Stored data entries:
- - - - - - -

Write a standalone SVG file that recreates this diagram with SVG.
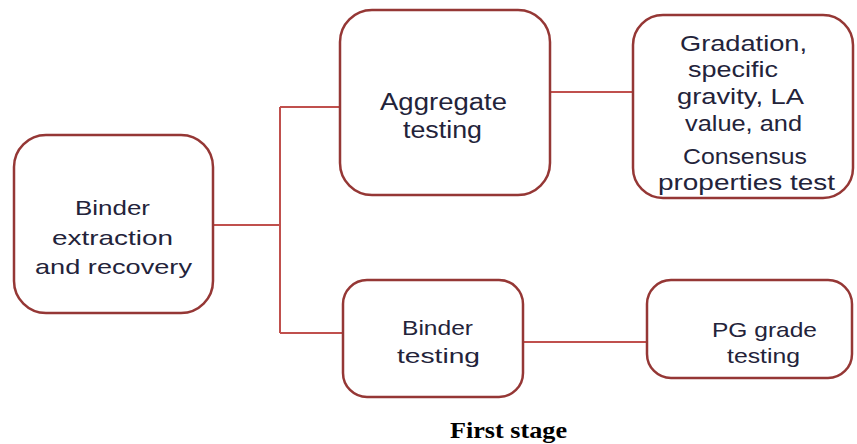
<svg xmlns="http://www.w3.org/2000/svg" width="857" height="444" viewBox="0 0 857 444">
  <style>
    .box { fill: #ffffff; stroke: #953735; stroke-width: 2.5; }
    .wire { fill: none; stroke: #c0504d; stroke-width: 2; }
    .lbl { font-family: "Liberation Sans", Arial, sans-serif; font-size: 21px; fill: #23233a; text-anchor: middle; }
    .big { font-size: 23px; }
    .mid { font-size: 22px; }
    .cap { font-family: "Liberation Serif", serif; font-size: 24px; font-weight: bold; fill: #000000; text-anchor: middle; }
  </style>
  <rect width="857" height="444" fill="#ffffff"/>

  <!-- connectors -->
  <g id="connectors">
    <path class="wire" d="M213,225 H280"/>
    <path class="wire" d="M280,107 V333"/>
    <path class="wire" d="M280,107 H340"/>
    <path class="wire" d="M280,333 H343"/>
    <path class="wire" d="M550,92 H633"/>
    <path class="wire" d="M523,342 H647"/>
  </g>

  <g id="binder-extraction">
    <rect class="box" x="14" y="135" width="199" height="178" rx="32"/>
    <text class="lbl" x="112.5" y="215" textLength="75" lengthAdjust="spacingAndGlyphs">Binder</text>
    <text class="lbl" x="112.5" y="245" textLength="121" lengthAdjust="spacingAndGlyphs">extraction</text>
    <text class="lbl" x="113.5" y="274" textLength="157" lengthAdjust="spacingAndGlyphs">and recovery</text>
  </g>

  <g id="aggregate-testing">
    <rect class="box" x="340" y="10" width="210" height="185" rx="32"/>
    <text class="lbl big" x="443.5" y="110" textLength="127" lengthAdjust="spacingAndGlyphs">Aggregate</text>
    <text class="lbl big" x="442.5" y="138" textLength="79" lengthAdjust="spacingAndGlyphs">testing</text>
  </g>

  <g id="aggregate-tests">
    <rect class="box" x="633" y="15" width="220" height="183" rx="30"/>
    <text class="lbl mid" x="743.5" y="51" textLength="127" lengthAdjust="spacingAndGlyphs">Gradation,</text>
    <text class="lbl mid" x="733" y="77" textLength="90" lengthAdjust="spacingAndGlyphs">specific</text>
    <text class="lbl mid" x="740.5" y="104" textLength="127" lengthAdjust="spacingAndGlyphs">gravity, LA</text>
    <text class="lbl mid" x="743.5" y="131" textLength="117" lengthAdjust="spacingAndGlyphs">value, and</text>
    <text class="lbl mid" x="745" y="164" textLength="124" lengthAdjust="spacingAndGlyphs">Consensus</text>
    <text class="lbl mid" x="746.5" y="190" textLength="177" lengthAdjust="spacingAndGlyphs">properties test</text>
  </g>

  <g id="binder-testing">
    <rect class="box" x="343" y="280" width="180" height="117" rx="24"/>
    <text class="lbl" x="437.5" y="335" textLength="71" lengthAdjust="spacingAndGlyphs">Binder</text>
    <text class="lbl" x="438.5" y="363" textLength="83" lengthAdjust="spacingAndGlyphs">testing</text>
  </g>

  <g id="pg-grade">
    <rect class="box" x="647" y="280" width="205" height="98" rx="24"/>
    <text class="lbl" x="764.5" y="337" textLength="105" lengthAdjust="spacingAndGlyphs">PG grade</text>
    <text class="lbl" x="763.5" y="363" textLength="73" lengthAdjust="spacingAndGlyphs">testing</text>
  </g>

  <text class="cap" x="508.5" y="438" textLength="117" lengthAdjust="spacingAndGlyphs">First stage</text>
</svg>
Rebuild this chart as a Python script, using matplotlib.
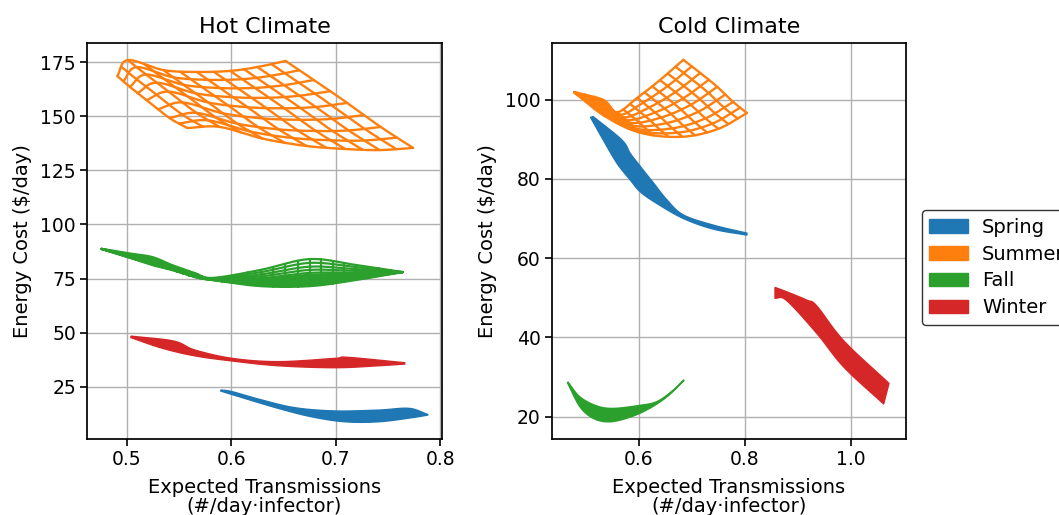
import numpy as np
import matplotlib
matplotlib.use("Agg")
import matplotlib.pyplot as plt
from matplotlib.patches import Patch

# ---------------- data ----------------
seasons = ["Spring", "Summer", "Fall", "Winter"]
colors = ["#1f77b4", "#ff7f0e", "#2ca02c", "#d62728"]

# Hot climate - Summer surface (edges of the mesh)
hot_summer_top_x = [0.491, 0.501, 0.535, 0.567, 0.599, 0.625, 0.652]
hot_summer_top_y = [168.6, 176.0, 171.4, 170.5, 171.0, 172.8, 175.6]
hot_summer_bottom_x = [0.558, 0.589, 0.630, 0.672, 0.709, 0.742, 0.774]
hot_summer_bottom_y = [144.6, 145.1, 139.7, 136.3, 134.9, 134.4, 135.4]
hot_summer_left_x = [0.558, 0.541, 0.519, 0.503, 0.491]
hot_summer_left_y = [144.6, 149.2, 157.5, 163.6, 168.6]
hot_summer_right_x = [0.774, 0.743, 0.711, 0.679, 0.652]
hot_summer_right_y = [135.4, 145.1, 156.2, 166.8, 175.6]

# Hot climate - Fall surface
hot_fall_x = [0.476, 0.500, 0.524, 0.543, 0.565, 0.582, 0.628, 0.675, 0.719, 0.764]
hot_fall_top_y = [88.7, 86.8, 85.0, 81.3, 77.6, 75.3, 79.0, 84.0, 81.3, 78.0]
hot_fall_bottom_y = [88.7, 85.0, 81.3, 79.0, 75.7, 74.3, 71.5, 71.5, 74.3, 78.0]

# Hot climate - Winter band
hot_winter_upper_x = [0.504, 0.545, 0.565, 0.601, 0.645, 0.699, 0.711, 0.766]
hot_winter_upper_y = [48.4, 46.1, 42.0, 38.1, 36.6, 38.1, 38.6, 36.1]
hot_winter_lower_x = [0.504, 0.534, 0.565, 0.601, 0.645, 0.699, 0.741, 0.766]
hot_winter_lower_y = [47.7, 42.8, 39.3, 36.9, 34.7, 33.8, 34.7, 35.5]

# Hot climate - Spring band
hot_spring_upper_x = [0.590, 0.601, 0.629, 0.661, 0.699, 0.741, 0.770, 0.788]
hot_spring_upper_y = [23.5, 22.7, 18.9, 15.3, 13.8, 14.2, 15.0, 12.2]
hot_spring_lower_x = [0.590, 0.613, 0.645, 0.677, 0.709, 0.741, 0.773, 0.788]
hot_spring_lower_y = [23.0, 19.6, 15.0, 11.1, 8.8, 8.8, 10.7, 11.9]

# Cold climate - Summer surface
cold_summer_top_x = [0.478, 0.533, 0.559, 0.597, 0.640, 0.684]
cold_summer_top_y = [101.9, 99.9, 96.8, 100.4, 104.9, 110.0]
cold_summer_bottom_x = [0.480, 0.536, 0.603, 0.682, 0.750, 0.804]
cold_summer_bottom_y = [101.6, 95.8, 91.6, 90.6, 92.6, 96.6]
cold_summer_left_x = [0.480, 0.478]
cold_summer_left_y = [101.6, 101.9]
cold_summer_right_x = [0.804, 0.778, 0.748, 0.716, 0.684]
cold_summer_right_y = [96.6, 99.4, 103.2, 106.7, 110.0]

# Cold climate - Spring band
cold_spring_a_x = [0.509, 0.533, 0.559, 0.584, 0.603, 0.634, 0.684, 0.741, 0.804]
cold_spring_a_y = [95.5, 89.8, 83.9, 79.7, 76.7, 73.8, 70.0, 67.3, 65.8]
cold_spring_b_x = [0.514, 0.568, 0.584, 0.603, 0.628, 0.653, 0.684, 0.741, 0.804]
cold_spring_b_y = [95.7, 89.8, 86.4, 83.1, 78.9, 74.7, 70.9, 68.3, 66.3]

# Cold climate - Winter band
cold_winter_upper_x = [0.857, 0.879, 0.917, 0.936, 0.987, 1.072]
cold_winter_upper_y = [52.6, 51.5, 49.4, 47.9, 39.1, 28.4]
cold_winter_lower_x = [0.857, 0.879, 0.936, 0.987, 1.062]
cold_winter_lower_y = [49.9, 49.3, 41.0, 32.5, 23.2]

# Cold climate - Fall band
cold_fall_upper_x = [0.466, 0.489, 0.521, 0.552, 0.599, 0.634, 0.665, 0.685]
cold_fall_upper_y = [28.8, 25.0, 22.7, 22.1, 22.8, 23.8, 26.7, 29.3]
cold_fall_lower_x = [0.466, 0.489, 0.514, 0.543, 0.577, 0.615, 0.653, 0.685]
cold_fall_lower_y = [28.4, 22.5, 19.6, 18.7, 19.6, 21.7, 25.0, 29.1]

hot_xticks = [0.5, 0.6, 0.7, 0.8]
hot_yticks = [25, 50, 75, 100, 125, 150, 175]
cold_xticks = [0.6, 0.8, 1.0]
cold_yticks = [20, 40, 60, 80, 100]


# ---------------- helpers ----------------
def curve(xs, ys, t):
    """Catmull-Rom curve through the points, parameter t in [0, 1]."""
    P = np.column_stack([xs, ys]).astype(float)
    n = len(P)
    t = np.asarray(t, dtype=float)
    shape = t.shape
    t = np.clip(t.ravel(), 0, 1)
    if n == 2:
        out = P[0][None, :] * (1 - t)[:, None] + P[1][None, :] * t[:, None]
        return out[:, 0].reshape(shape), out[:, 1].reshape(shape)
    Pe = np.vstack([2 * P[0] - P[1], P, 2 * P[-1] - P[-2]])
    s = t * (n - 1)
    i = np.minimum(np.floor(s).astype(int), n - 2)
    f = (s - i)[:, None]
    p0, p1, p2, p3 = Pe[i], Pe[i + 1], Pe[i + 2], Pe[i + 3]
    out = 0.5 * (2 * p1 + (-p0 + p2) * f + (2 * p0 - 5 * p1 + 4 * p2 - p3) * f ** 2
                 + (-p0 + 3 * p1 - 3 * p2 + p3) * f ** 3)
    return out[:, 0].reshape(shape), out[:, 1].reshape(shape)


def coons(B, T, L, R, U, V):
    Bx, By = curve(*B, U)
    Tx, Ty = curve(*T, U)
    Lx, Ly = curve(*L, V)
    Rx, Ry = curve(*R, V)
    b0 = (B[0][0], B[1][0]); b1 = (B[0][-1], B[1][-1])
    t0 = (T[0][0], T[1][0]); t1 = (T[0][-1], T[1][-1])
    X = ((1 - V) * Bx + V * Tx + (1 - U) * Lx + U * Rx
         - ((1 - U) * (1 - V) * b0[0] + U * (1 - V) * b1[0] + (1 - U) * V * t0[0] + U * V * t1[0]))
    Y = ((1 - V) * By + V * Ty + (1 - U) * Ly + U * Ry
         - ((1 - U) * (1 - V) * b0[1] + U * (1 - V) * b1[1] + (1 - U) * V * t0[1] + U * V * t1[1]))
    return X, Y


def wire(ax, B, T, L, R, us, vs, color, lw=1.7):
    fine = np.linspace(0, 1, 300)
    for v in vs:
        X, Y = coons(B, T, L, R, fine, np.full_like(fine, v))
        ax.plot(X, Y, color=color, lw=lw, solid_joinstyle="round", solid_capstyle="round", zorder=3)
    for u in us:
        X, Y = coons(B, T, L, R, np.full_like(fine, u), fine)
        ax.plot(X, Y, color=color, lw=lw, solid_joinstyle="round", solid_capstyle="round", zorder=3)


def band(ax, ux, uy, lx, ly, color):
    t = np.linspace(0, 1, 300)
    x1, y1 = curve(ux, uy, t)
    x2, y2 = curve(lx, ly, t)
    xs = np.concatenate([x1, x2[::-1]])
    ys = np.concatenate([y1, y2[::-1]])
    ax.fill(xs, ys, facecolor=color, edgecolor=color, lw=1.0, zorder=3)


# ---------------- figure ----------------
plt.rcParams["font.family"] = ["DejaVu Sans"]
fig = plt.figure(figsize=(10.59, 5.15), dpi=100)
ax1 = fig.add_axes([0.0822, 0.147, 0.3349, 0.7695])
ax2 = fig.add_axes([0.521, 0.147, 0.3346, 0.7695])

# Hot climate
band(ax1, hot_spring_upper_x, hot_spring_upper_y, hot_spring_lower_x, hot_spring_lower_y, colors[0])
band(ax1, hot_winter_upper_x, hot_winter_upper_y, hot_winter_lower_x, hot_winter_lower_y, colors[3])
wire(ax1,
     (hot_summer_bottom_x, hot_summer_bottom_y), (hot_summer_top_x, hot_summer_top_y),
     (hot_summer_left_x, hot_summer_left_y), (hot_summer_right_x, hot_summer_right_y),
     np.linspace(0, 1, 13), np.linspace(0, 1, 9), colors[1])
n_hf = len(hot_fall_x)
wire(ax1,
     (hot_fall_x, hot_fall_bottom_y), (hot_fall_x, hot_fall_top_y),
     ([hot_fall_x[0]] * 2, [hot_fall_top_y[0]] * 2), ([hot_fall_x[-1]] * 2, [hot_fall_top_y[-1]] * 2),
     np.linspace(0, 1, 4 * (n_hf - 1) + 1),
     [0, .06, .12, .18, .24, .30, .36, .42, .49, .6, .72, .86, 1.0], colors[2], lw=1.6)

# Cold climate
band(ax2, cold_spring_a_x, cold_spring_a_y, cold_spring_b_x, cold_spring_b_y, colors[0])
band(ax2, cold_winter_upper_x, cold_winter_upper_y, cold_winter_lower_x, cold_winter_lower_y, colors[3])
band(ax2, cold_fall_upper_x, cold_fall_upper_y, cold_fall_lower_x, cold_fall_lower_y, colors[2])
wire(ax2,
     (cold_summer_bottom_x, cold_summer_bottom_y), (cold_summer_top_x, cold_summer_top_y),
     (cold_summer_left_x, cold_summer_left_y), (cold_summer_right_x, cold_summer_right_y),
     np.linspace(0, 1, 16), np.linspace(0, 1, 9), colors[1])

for ax, title, xt, yt, xl, yl in [
        (ax1, "Hot Climate", hot_xticks, hot_yticks, (0.462, 0.8014), (0.7, 183.9)),
        (ax2, "Cold Climate", cold_xticks, cold_yticks, (0.4358, 1.1043), (14.3, 114.25))]:
    ax.set_xlim(*xl)
    ax.set_ylim(*yl)
    ax.set_xticks(xt)
    ax.set_yticks(yt)
    ax.grid(True, color="#b0b0b0", lw=1.0)
    ax.set_axisbelow(True)
    ax.set_title(title, fontsize=16, pad=7)
    ax.set_xlabel("Expected Transmissions\n(#/day\u00b7infector)", fontsize=14, linespacing=1.02,
                  labelpad=6)
    ax.set_ylabel("Energy Cost ($/day)", fontsize=14, labelpad=6)
    ax.tick_params(labelsize=13.5, length=5, width=1.2, pad=3)
    for sp in ax.spines.values():
        sp.set_linewidth(1.25)
        sp.set_color("black")

handles = [Patch(facecolor=c, edgecolor=c, label=s) for s, c in zip(seasons, colors)]
leg = fig.legend(handles=handles, loc="center left", bbox_to_anchor=(921.7 / 1059, 0.4806),
                 fontsize=14, frameon=True, fancybox=True, handlelength=2.0,
                 labelspacing=0.4, borderaxespad=0.0, handletextpad=0.7)
leg.get_frame().set_edgecolor("black")
leg.get_frame().set_linewidth(1.0)

fig.savefig("out.png", dpi=100)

- - - - - - -

# [WORK INSTRUCTIONS]
Lines from the one with "Rebuild this chart" through the one with "hot_summer_right_y = [135.4, 145.1, 156.2, 166.8, 175.6]" are the only ones to quote. Quote them exactly and leave out pictures.

# [PROBLEM SOLUTION]
Rebuild this chart as a Python script, using matplotlib.
import numpy as np
import matplotlib
matplotlib.use("Agg")
import matplotlib.pyplot as plt
from matplotlib.patches import Patch

# ---------------- data ----------------
seasons = ["Spring", "Summer", "Fall", "Winter"]
colors = ["#1f77b4", "#ff7f0e", "#2ca02c", "#d62728"]

# Hot climate - Summer surface (edges of the mesh)
hot_summer_top_x = [0.491, 0.501, 0.535, 0.567, 0.599, 0.625, 0.652]
hot_summer_top_y = [168.6, 176.0, 171.4, 170.5, 171.0, 172.8, 175.6]
hot_summer_bottom_x = [0.558, 0.589, 0.630, 0.672, 0.709, 0.742, 0.774]
hot_summer_bottom_y = [144.6, 145.1, 139.7, 136.3, 134.9, 134.4, 135.4]
hot_summer_left_x = [0.558, 0.541, 0.519, 0.503, 0.491]
hot_summer_left_y = [144.6, 149.2, 157.5, 163.6, 168.6]
hot_summer_right_x = [0.774, 0.743, 0.711, 0.679, 0.652]
hot_summer_right_y = [135.4, 145.1, 156.2, 166.8, 175.6]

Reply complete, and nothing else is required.